Business and contract evidence is usually weak when:

  • only the signed document is kept
  • earlier drafts, schedules, amendments, or attachments are missing
  • the accepted version is unclear
  • approvals are informal or undocumented
  • authority to approve or sign is assumed
  • key communications are scattered across email, chat, and personal accounts
  • delivery records are separated from the contract
  • acceptance or rejection records are missing
  • change requests are not preserved
  • notices are sent but proof of sending or receipt is weak
  • invoices are kept without the supporting delivery or acceptance record
  • internal decisions are recorded without the basis for the decision
  • files are stored in uncontrolled folders or personal accounts
  • the claim says more than the contract or business record supports
  • public wording implies verification, certification, or EviWrite backing where none exists

These weaknesses can make ordinary business records unreliable under pressure.
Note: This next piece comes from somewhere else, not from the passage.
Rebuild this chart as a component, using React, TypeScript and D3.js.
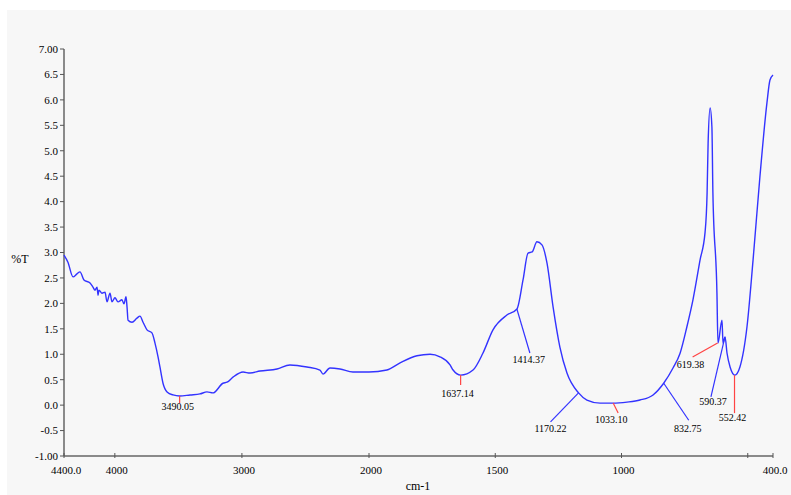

How to apply this yourself

For each important business or contract record, create a business evidence note.

Ask:

  • What business or contract claim may need to be supported?
  • What is the main record being relied on?
  • Which version applies?
  • Who created, supplied, approved, signed, issued, received, or relied on it?
  • What authority did they have?
  • What happened before and after the record was created?
  • What amendments, schedules, attachments, or change records matter?
  • What communications explain the agreement, decision, delivery, or dispute?
  • What records show performance, delivery, acceptance, rejection, or notice?
  • Where are the source records and supporting materials preserved?
  • Can the evidence be found and checked later?
  • What does the evidence not prove?

Then preserve the main record, applicable version, authority context, supporting communications, delivery records, custody context, and claim boundary together.
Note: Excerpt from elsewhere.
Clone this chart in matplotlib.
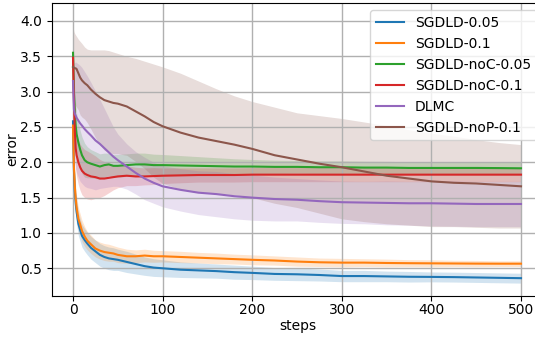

Do not assume that a signed document alone explains the full business position.

What this does not prove

Business and contract evidence does not automatically prove:

  • legal validity
  • enforceability
  • full performance
  • full authority
  • compliance
  • absence of breach
  • absence of dispute
  • interpretation of contractual terms
  • ownership of supplied material
  • permission to use third-party material
  • accuracy of every statement
  • liability
  • that EviWrite has verified or backed the record

Business and contract evidence supports a business position. It does not decide every legal or factual issue.

Framework-aligned claim boundary

A person or organisation may use this guide as part of EviWrite Framework alignment if they apply the guidance honestly and avoid implying EviWrite involvement.

Acceptable wording may include:

“We use the EviWrite Framework to preserve business and contract evidence.”

It must not be used to imply:

  • EviWrite has reviewed the contract
  • EviWrite has verified the business claim
  • EviWrite has confirmed legal validity
  • EviWrite has approved the organisation’s records
  • the record is EviWrite-backed
  • the record is EviWrite-certified
  • the record carries the controlled ⓔ mark
  • EviWrite has endorsed the business, contract, or claim

Framework-aligned means public guidance was followed.

EviWrite-backed means the record was created through EviWrite or an authorised evidencing channel.

Related checklist

Use the Business and Contract Evidence Checklist to check whether agreements, versions, authority records, approvals, communications, delivery records, custody notes, recovery routes, and claim boundaries have been preserved clearly.

This guide is public evidence-readiness guidance. It does not mean EviWrite has verified, certified, approved, anchored, or backed any record.